DIRECTIVE:
Quote word for word the lines below, beginning with the first and ending with the one that has "15, 20, 25];". Drop the pictures.

DATASET SECTION:
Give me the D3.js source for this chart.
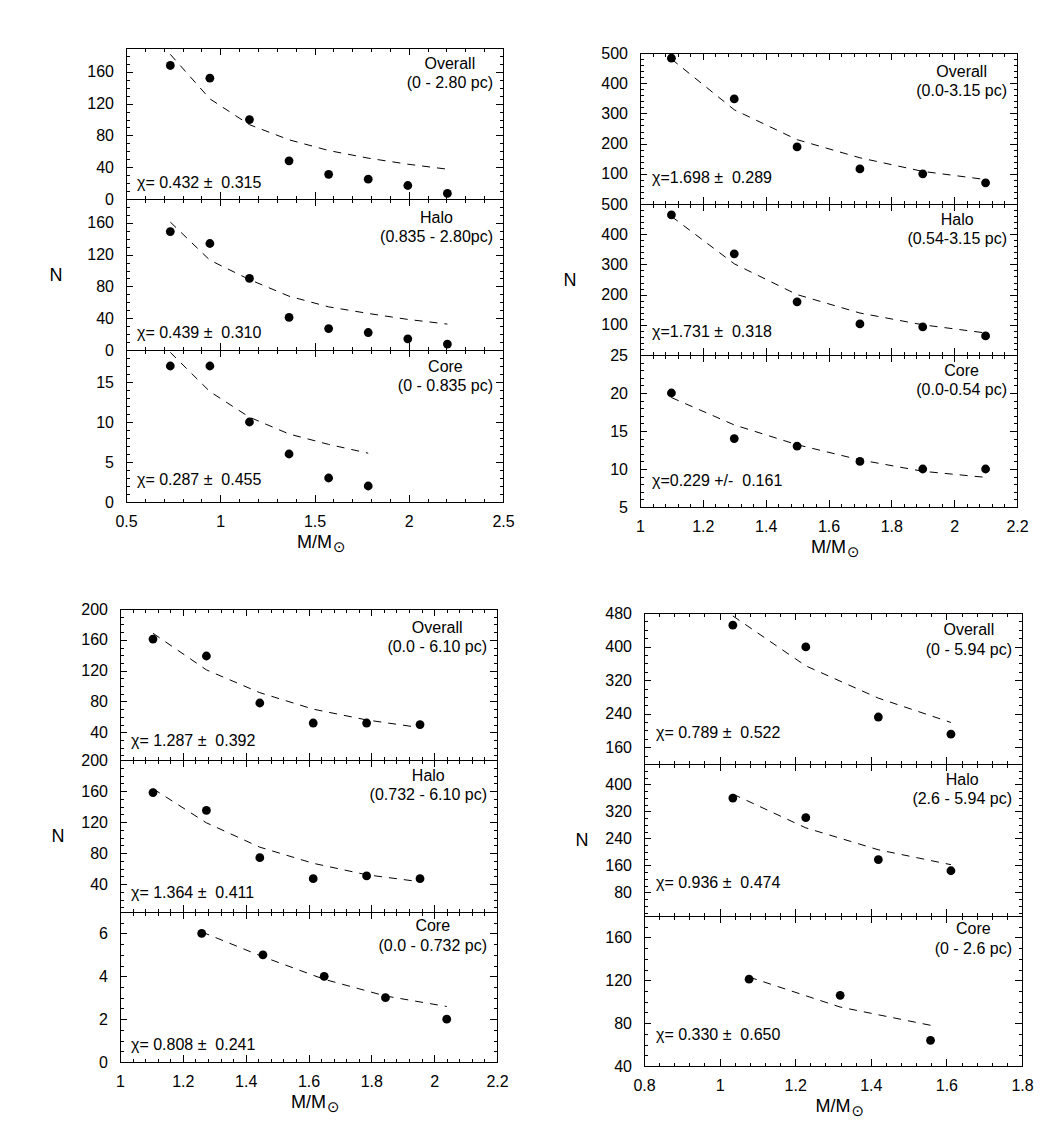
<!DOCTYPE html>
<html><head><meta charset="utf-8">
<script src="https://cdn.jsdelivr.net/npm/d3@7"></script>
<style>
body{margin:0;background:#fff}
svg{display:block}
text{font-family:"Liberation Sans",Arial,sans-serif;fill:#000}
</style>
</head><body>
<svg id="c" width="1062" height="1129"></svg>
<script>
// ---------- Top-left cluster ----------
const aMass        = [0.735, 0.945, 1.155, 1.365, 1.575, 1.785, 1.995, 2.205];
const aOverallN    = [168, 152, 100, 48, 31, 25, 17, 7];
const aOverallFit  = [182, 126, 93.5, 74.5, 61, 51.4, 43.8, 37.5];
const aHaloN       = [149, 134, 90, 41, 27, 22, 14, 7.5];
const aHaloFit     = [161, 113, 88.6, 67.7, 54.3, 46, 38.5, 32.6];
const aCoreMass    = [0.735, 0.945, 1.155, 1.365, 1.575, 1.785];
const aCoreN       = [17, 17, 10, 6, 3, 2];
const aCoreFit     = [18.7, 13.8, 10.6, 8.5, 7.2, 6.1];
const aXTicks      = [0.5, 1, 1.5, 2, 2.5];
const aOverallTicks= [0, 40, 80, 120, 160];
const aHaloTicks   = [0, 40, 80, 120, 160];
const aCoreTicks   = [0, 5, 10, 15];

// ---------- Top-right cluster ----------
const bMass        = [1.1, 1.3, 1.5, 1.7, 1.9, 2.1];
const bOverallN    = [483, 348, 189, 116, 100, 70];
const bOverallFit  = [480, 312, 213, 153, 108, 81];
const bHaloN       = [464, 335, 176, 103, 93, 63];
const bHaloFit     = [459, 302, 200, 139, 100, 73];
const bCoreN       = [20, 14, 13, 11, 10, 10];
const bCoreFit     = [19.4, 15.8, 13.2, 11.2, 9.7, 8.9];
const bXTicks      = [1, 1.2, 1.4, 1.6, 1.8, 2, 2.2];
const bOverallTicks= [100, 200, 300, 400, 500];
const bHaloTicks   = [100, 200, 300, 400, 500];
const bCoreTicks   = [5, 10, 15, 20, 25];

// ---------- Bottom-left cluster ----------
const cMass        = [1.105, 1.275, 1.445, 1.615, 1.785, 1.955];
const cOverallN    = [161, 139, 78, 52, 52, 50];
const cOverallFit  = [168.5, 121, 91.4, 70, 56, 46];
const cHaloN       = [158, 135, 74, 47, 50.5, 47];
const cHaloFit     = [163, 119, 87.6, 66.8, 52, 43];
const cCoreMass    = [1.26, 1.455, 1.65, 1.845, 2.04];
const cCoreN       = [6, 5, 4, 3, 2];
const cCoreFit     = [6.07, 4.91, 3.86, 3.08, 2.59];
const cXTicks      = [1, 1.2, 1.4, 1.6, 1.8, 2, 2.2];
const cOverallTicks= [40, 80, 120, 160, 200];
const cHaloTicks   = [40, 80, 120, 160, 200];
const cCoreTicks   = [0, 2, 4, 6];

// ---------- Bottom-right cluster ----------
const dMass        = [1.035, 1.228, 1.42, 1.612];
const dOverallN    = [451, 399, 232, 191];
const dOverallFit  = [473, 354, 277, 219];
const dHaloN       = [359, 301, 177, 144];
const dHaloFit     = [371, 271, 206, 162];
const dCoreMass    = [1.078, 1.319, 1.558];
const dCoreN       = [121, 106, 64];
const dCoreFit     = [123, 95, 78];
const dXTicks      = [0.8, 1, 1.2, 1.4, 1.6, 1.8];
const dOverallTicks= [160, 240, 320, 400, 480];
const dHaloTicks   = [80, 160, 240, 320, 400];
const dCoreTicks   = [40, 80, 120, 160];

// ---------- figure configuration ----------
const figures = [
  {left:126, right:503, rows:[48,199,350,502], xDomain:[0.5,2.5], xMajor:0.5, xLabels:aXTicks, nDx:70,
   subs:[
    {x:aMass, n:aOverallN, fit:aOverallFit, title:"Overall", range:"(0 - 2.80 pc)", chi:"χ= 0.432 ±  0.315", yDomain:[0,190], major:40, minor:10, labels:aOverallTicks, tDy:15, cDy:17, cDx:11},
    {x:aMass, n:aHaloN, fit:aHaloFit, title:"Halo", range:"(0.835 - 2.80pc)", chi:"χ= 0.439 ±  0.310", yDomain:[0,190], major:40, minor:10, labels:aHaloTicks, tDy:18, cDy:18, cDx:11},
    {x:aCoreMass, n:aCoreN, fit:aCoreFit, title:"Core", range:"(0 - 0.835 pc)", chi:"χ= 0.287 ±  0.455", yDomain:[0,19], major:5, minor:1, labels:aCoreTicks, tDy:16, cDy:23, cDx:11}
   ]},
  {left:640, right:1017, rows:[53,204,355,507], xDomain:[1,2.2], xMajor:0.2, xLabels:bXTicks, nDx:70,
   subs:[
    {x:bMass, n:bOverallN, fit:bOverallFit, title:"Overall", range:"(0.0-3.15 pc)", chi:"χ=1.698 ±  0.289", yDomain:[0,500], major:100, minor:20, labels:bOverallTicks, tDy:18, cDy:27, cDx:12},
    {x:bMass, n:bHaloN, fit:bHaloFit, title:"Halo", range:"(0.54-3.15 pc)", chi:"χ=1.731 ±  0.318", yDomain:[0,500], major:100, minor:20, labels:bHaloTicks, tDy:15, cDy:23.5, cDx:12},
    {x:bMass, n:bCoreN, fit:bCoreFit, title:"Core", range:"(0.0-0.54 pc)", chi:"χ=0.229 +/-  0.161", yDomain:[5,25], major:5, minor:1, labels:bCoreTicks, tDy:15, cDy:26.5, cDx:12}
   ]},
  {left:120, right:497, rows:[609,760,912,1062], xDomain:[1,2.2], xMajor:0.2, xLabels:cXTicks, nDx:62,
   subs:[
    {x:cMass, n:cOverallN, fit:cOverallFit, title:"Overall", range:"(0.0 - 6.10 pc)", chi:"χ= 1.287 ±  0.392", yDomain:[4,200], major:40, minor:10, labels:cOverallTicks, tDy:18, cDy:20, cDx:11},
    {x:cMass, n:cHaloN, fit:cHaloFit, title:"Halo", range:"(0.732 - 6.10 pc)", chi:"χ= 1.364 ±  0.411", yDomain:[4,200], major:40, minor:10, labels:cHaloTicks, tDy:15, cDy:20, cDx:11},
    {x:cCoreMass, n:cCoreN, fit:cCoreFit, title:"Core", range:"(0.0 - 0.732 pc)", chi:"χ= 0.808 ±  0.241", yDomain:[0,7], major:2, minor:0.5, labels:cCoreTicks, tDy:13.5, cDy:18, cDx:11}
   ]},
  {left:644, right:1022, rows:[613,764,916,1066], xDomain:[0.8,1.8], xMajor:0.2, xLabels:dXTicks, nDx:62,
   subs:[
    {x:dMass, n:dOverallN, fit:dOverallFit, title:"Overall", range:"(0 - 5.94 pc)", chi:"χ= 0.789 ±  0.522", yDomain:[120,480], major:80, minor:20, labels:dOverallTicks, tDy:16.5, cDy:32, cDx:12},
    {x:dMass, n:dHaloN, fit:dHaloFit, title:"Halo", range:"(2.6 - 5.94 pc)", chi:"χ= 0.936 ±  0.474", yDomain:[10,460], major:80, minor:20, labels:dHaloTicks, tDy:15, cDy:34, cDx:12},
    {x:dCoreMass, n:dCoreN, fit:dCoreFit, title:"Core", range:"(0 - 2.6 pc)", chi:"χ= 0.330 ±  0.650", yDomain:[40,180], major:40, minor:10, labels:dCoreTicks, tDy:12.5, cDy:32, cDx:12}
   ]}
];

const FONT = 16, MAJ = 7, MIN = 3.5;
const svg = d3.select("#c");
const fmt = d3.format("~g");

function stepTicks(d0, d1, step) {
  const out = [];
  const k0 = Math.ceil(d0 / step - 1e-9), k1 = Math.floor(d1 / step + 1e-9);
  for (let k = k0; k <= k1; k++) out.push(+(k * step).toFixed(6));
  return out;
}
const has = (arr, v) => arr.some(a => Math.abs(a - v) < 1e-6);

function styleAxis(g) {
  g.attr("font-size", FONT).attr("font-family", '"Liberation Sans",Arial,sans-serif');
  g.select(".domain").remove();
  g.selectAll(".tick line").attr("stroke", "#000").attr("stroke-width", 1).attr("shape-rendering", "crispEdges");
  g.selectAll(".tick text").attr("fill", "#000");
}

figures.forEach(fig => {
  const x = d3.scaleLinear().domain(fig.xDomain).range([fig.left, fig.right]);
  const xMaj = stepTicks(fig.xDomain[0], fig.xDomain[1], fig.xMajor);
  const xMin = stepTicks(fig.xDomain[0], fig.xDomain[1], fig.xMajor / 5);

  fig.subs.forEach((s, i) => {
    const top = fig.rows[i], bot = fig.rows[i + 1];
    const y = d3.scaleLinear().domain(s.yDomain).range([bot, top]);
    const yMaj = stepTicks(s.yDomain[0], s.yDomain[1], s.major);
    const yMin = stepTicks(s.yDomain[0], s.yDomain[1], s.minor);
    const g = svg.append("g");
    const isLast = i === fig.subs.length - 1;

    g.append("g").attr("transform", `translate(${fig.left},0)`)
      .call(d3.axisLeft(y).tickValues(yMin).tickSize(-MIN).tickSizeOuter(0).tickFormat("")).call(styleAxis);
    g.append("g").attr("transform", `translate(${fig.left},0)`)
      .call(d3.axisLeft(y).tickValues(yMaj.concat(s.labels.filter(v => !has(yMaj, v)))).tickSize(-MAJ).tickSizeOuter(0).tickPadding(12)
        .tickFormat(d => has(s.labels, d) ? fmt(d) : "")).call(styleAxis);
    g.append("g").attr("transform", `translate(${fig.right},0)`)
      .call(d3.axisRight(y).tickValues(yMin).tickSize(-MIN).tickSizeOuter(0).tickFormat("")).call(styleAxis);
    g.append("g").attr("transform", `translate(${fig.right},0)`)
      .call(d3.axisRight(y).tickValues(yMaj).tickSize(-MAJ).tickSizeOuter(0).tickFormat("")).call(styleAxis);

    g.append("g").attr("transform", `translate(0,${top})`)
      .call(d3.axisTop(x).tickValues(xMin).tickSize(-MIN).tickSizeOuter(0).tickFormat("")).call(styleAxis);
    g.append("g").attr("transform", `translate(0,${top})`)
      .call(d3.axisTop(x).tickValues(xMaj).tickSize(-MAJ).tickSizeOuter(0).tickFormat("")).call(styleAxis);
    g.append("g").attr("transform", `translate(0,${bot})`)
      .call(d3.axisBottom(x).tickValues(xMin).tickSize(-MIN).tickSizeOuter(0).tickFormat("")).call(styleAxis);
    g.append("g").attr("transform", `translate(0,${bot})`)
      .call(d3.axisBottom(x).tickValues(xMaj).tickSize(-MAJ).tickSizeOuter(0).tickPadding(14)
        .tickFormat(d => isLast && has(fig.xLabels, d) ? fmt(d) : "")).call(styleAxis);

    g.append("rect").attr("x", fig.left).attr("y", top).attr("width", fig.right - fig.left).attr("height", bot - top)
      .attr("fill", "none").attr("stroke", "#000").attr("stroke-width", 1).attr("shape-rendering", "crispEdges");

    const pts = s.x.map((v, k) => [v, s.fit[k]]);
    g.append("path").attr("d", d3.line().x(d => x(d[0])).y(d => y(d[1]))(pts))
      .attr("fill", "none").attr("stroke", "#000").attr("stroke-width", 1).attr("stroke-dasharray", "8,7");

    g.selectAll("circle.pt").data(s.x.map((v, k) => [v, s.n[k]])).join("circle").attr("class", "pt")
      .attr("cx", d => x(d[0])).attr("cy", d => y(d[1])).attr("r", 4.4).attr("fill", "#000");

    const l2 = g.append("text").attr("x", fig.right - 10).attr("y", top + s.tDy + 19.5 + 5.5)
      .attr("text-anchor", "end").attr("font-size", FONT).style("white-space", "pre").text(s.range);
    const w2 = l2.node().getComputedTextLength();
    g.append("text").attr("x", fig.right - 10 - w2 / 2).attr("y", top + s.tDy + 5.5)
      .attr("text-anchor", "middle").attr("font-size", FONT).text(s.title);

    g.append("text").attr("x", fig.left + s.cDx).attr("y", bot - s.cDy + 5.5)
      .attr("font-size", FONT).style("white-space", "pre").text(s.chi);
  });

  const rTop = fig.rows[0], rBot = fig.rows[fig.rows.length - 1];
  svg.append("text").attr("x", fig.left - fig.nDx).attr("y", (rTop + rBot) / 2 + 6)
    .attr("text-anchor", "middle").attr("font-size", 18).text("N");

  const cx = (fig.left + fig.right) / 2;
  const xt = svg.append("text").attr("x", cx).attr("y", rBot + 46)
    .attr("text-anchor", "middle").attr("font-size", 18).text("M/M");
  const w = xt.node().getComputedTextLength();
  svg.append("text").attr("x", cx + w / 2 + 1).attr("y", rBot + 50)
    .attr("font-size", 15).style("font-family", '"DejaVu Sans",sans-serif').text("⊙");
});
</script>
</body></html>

ANSWER TO THIS TASK:
Give me the D3.js source for this chart.
<!DOCTYPE html>
<html><head><meta charset="utf-8">
<script src="https://cdn.jsdelivr.net/npm/d3@7"></script>
<style>
body{margin:0;background:#fff}
svg{display:block}
text{font-family:"Liberation Sans",Arial,sans-serif;fill:#000}
</style>
</head><body>
<svg id="c" width="1062" height="1129"></svg>
<script>
// ---------- Top-left cluster ----------
const aMass        = [0.735, 0.945, 1.155, 1.365, 1.575, 1.785, 1.995, 2.205];
const aOverallN    = [168, 152, 100, 48, 31, 25, 17, 7];
const aOverallFit  = [182, 126, 93.5, 74.5, 61, 51.4, 43.8, 37.5];
const aHaloN       = [149, 134, 90, 41, 27, 22, 14, 7.5];
const aHaloFit     = [161, 113, 88.6, 67.7, 54.3, 46, 38.5, 32.6];
const aCoreMass    = [0.735, 0.945, 1.155, 1.365, 1.575, 1.785];
const aCoreN       = [17, 17, 10, 6, 3, 2];
const aCoreFit     = [18.7, 13.8, 10.6, 8.5, 7.2, 6.1];
const aXTicks      = [0.5, 1, 1.5, 2, 2.5];
const aOverallTicks= [0, 40, 80, 120, 160];
const aHaloTicks   = [0, 40, 80, 120, 160];
const aCoreTicks   = [0, 5, 10, 15];

// ---------- Top-right cluster ----------
const bMass        = [1.1, 1.3, 1.5, 1.7, 1.9, 2.1];
const bOverallN    = [483, 348, 189, 116, 100, 70];
const bOverallFit  = [480, 312, 213, 153, 108, 81];
const bHaloN       = [464, 335, 176, 103, 93, 63];
const bHaloFit     = [459, 302, 200, 139, 100, 73];
const bCoreN       = [20, 14, 13, 11, 10, 10];
const bCoreFit     = [19.4, 15.8, 13.2, 11.2, 9.7, 8.9];
const bXTicks      = [1, 1.2, 1.4, 1.6, 1.8, 2, 2.2];
const bOverallTicks= [100, 200, 300, 400, 500];
const bHaloTicks   = [100, 200, 300, 400, 500];
const bCoreTicks   = [5, 10, 15, 20, 25];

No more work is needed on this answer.